MPEG-1 is the standard of compression for Video CD, the most popular video distribution format throughout much of Asia.
MPEG-2
- Designed for between 1.5 and 15 Mbit/sec.
- Standard on which Digital Television set-top boxes and DVD compression is based. It is based on MPEG-1, but designed for the compression and transmission of digital broadcast television.
- The most significant enhancement from MPEG-1 is its ability to efficiently compress interlaced video.
MPEG-4
- Standard for multimedia and Web compression.
- MPEG-4 is based on object-based compression, similar in nature to the Virtual Reality Modeling Language.
- Individual objects within a scene are tracked separately and compressed together to create an MPEG4 file.
- This results in very efficient compression that is very scalable, from low bit rates to very high.
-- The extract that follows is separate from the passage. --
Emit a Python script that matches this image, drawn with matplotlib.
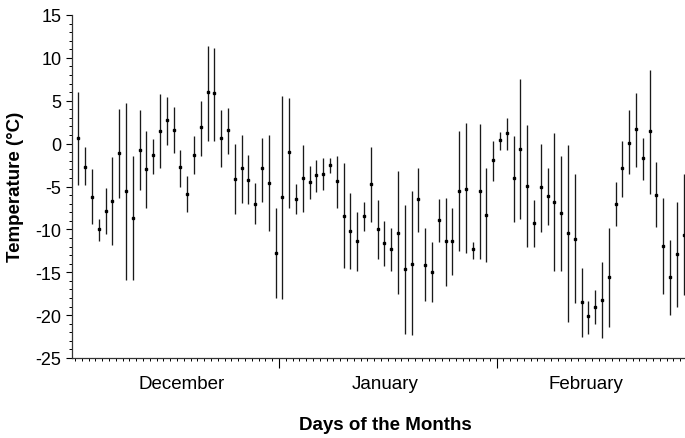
import numpy as np
import matplotlib
matplotlib.use("Agg")
import matplotlib.pyplot as plt

plt.rcParams['font.family'] = ['Liberation Sans', 'DejaVu Sans']
plt.rcParams['axes.unicode_minus'] = False

# daily temperatures, Dec 1 .. Feb 28
days = np.arange(1, 91)
highs = [6.0, -0.4, -3.0, -8.75, -5.2, -1.6, 4.0, 4.7, -1.4, 3.9, 1.5, 0.5, 5.8, 5.4, 4.3, -0.7, -3.8,
         0.9, 5.0, 11.4, 11.2, 3.9, 4.2, 0.0, 1.05, -1.3, -4.6, 0.7, 1.0, -7.5, 5.5, 5.3, -4.7, -0.2,
         -2.6, -1.9, -1.7, -1.7, -1.4, -2.3, -5.7, -8.0, -6.8, -0.4, -6.6, -9.0, -9.8, -3.2, -7.1, -5.5, -2.8, -9.8,
         -11.5, -6.4, -6.3, -7.5, 1.5, 2.4, -11.5, 2.3, -2.9, 0.3, 1.4, 3.0, 0.9, 7.5, 2.2, -6.6, 0.0, -2.9,
         1.2, -1.5, -0.2, -3.6, -14.5, -18.4, -17.1, -13.75, -9.8, -4.5, 0.3, 3.9, 5.9, 0.6, 8.6, -2.2, -6.3, -11.2, -6.8, -3.6]
lows = [-4.8, -4.8, -9.4, -11.4, -10.5, -11.8, -6.3, -15.9, -15.9, -5.4, -7.5, -3.5, -2.9, -0.2, -1.1, -5.0, -8.0,
        -3.6, -1.4, 0.3, 0.3, -2.7, -1.25, -8.2, -6.9, -7.0, -9.4, -6.8, -10.2, -18.0, -18.1, -7.5, -8.2, -8.0,
        -6.5, -5.6, -5.4, -3.4, -7.5, -14.5, -14.6, -14.8, -10.2, -9.1, -13.4, -14.3, -14.8, -17.5, -22.2, -22.3, -10.3, -18.4,
        -18.5, -11.5, -16.6, -15.3, -12.5, -12.8, -13.5, -13.4, -13.8, -4.4, -0.7, -0.8, -9.1, -8.75, -12.1, -12.0, -10.3, -9.5,
        -14.8, -14.8, -20.8, -18.6, -22.5, -22.2, -21.0, -22.7, -21.4, -9.6, -6.2, -3.6, -2.7, -4.3, -5.9, -9.7, -17.5, -20.0, -19.0, -17.7]
means = [0.7, -2.7, -6.2, -10.0, -7.8, -6.7, -1.1, -5.5, -8.7, -0.7, -3.0, -1.3, 1.5, 2.7, 1.6, -2.7, -5.9,
         -1.3, 1.9, 6.0, 5.9, 0.7, 1.6, -4.1, -2.85, -4.2, -7.0, -2.9, -4.6, -12.7, -6.25, -1.0, -6.4, -4.0,
         -4.45, -3.7, -3.5, -2.5, -4.4, -8.4, -10.2, -11.4, -8.4, -4.7, -10.0, -11.6, -12.3, -10.4, -14.6, -14.0, -6.5, -14.1,
         -15.0, -8.9, -11.4, -11.4, -5.5, -5.3, -12.3, -5.5, -8.3, -1.9, 0.4, 1.2, -4.0, -0.6, -4.9, -9.3, -5.1, -6.1,
         -6.8, -8.05, -10.4, -11.1, -18.5, -20.1, -19.0, -18.2, -15.6, -7.0, -2.85, 0.1, 1.7, -1.7, 1.5, -6.0, -11.9, -15.6, -12.9, -10.6]

months = ['December', 'January', 'February']
month_centers = [16.25, 46.1, 75.7]
month_breaks = [30.5, 62.5]

fig = plt.figure(figsize=(6.85, 4.39), dpi=100)
ax = fig.add_axes([72 / 685, 80 / 439, 613 / 685, 343 / 439])

ax.vlines(days, lows, highs, color='#1a1a1a', linewidth=0.95)
ax.plot(days, means, linestyle='none', marker='s', markersize=1.7, color='black')

ax.set_xlim(0.07, 90.22)
ax.set_ylim(-25, 15)

ax.spines['top'].set_visible(False)
ax.spines['right'].set_visible(False)
for s in ('left', 'bottom'):
    ax.spines[s].set_color('#333333')
    ax.spines[s].set_linewidth(0.9)

ax.set_yticks(np.arange(-25, 16, 5))
ax.set_yticks(np.arange(-25, 16, 1), minor=True)
ax.set_xticks(month_breaks)
ax.set_xticklabels([])
ax.set_xticks(np.arange(0.5, 90.5, 1), minor=True)
ax.tick_params(axis='y', which='major', length=4.5, width=0.8, labelsize=13, pad=3)
ax.tick_params(axis='y', which='minor', length=2.3, width=0.7)
ax.tick_params(axis='x', which='major', length=7.5, width=0.8)
ax.tick_params(axis='x', which='minor', length=1.8, width=0.7)

for name, xc in zip(months, month_centers):
    ax.text(xc, -0.075, name, transform=ax.get_xaxis_transform(),
            ha='center', va='center', fontsize=13.5)

ax.text(46.1, -0.193, 'Days of the Months', transform=ax.get_xaxis_transform(),
        ha='center', va='center', fontsize=13.5, fontweight='bold')
fig.text(16 / 685, 1 - 187 / 439, 'Temperature (°C)', rotation=90,
         ha='center', va='center', fontsize=13.5, fontweight='bold')

fig.savefig('out.png', dpi=100)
- It also allows developers to control objects independently in a scene, and therefore introduce interactivity.
MPEG-7: Multimedia Content Description Interface
MPEG-7, the Multimedia Content Description Interface Standard, is the standard for rich descriptions of multimedia content, enabling highly sophisticated management, search, and filtering of that content.
- The main tools used to implement MPEG-7 descriptions are the Description Definition Language (DDL), Description Schemes (DSs), and Descriptors (Ds).
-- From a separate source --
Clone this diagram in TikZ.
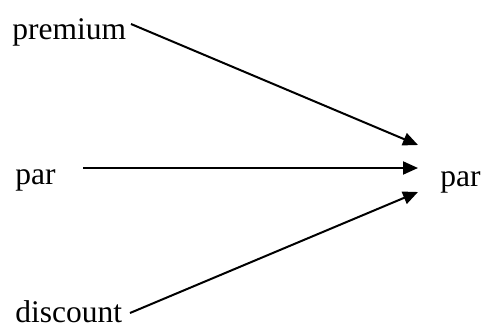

- MPEG-7 will address both retrieval from digital archives (pull applications) as well as filtering of streamed audiovisual broadcasts on the Internet.
MPEG-21: Multimedia Framework
MPEG-21 will attempt to describe the elements needed to build an infrastructure for the delivery and consumption of multimedia content, and how they will relate to each other.
- The Digital Items can be considered the “what” of the Multimedia Framework (e.g., a video collection, a music album) and the Users can be considered the “who” of the Multimedia Framework.
- MPEG-21 identifies and defines the mechanisms and elements needed to support the multimedia delivery chain.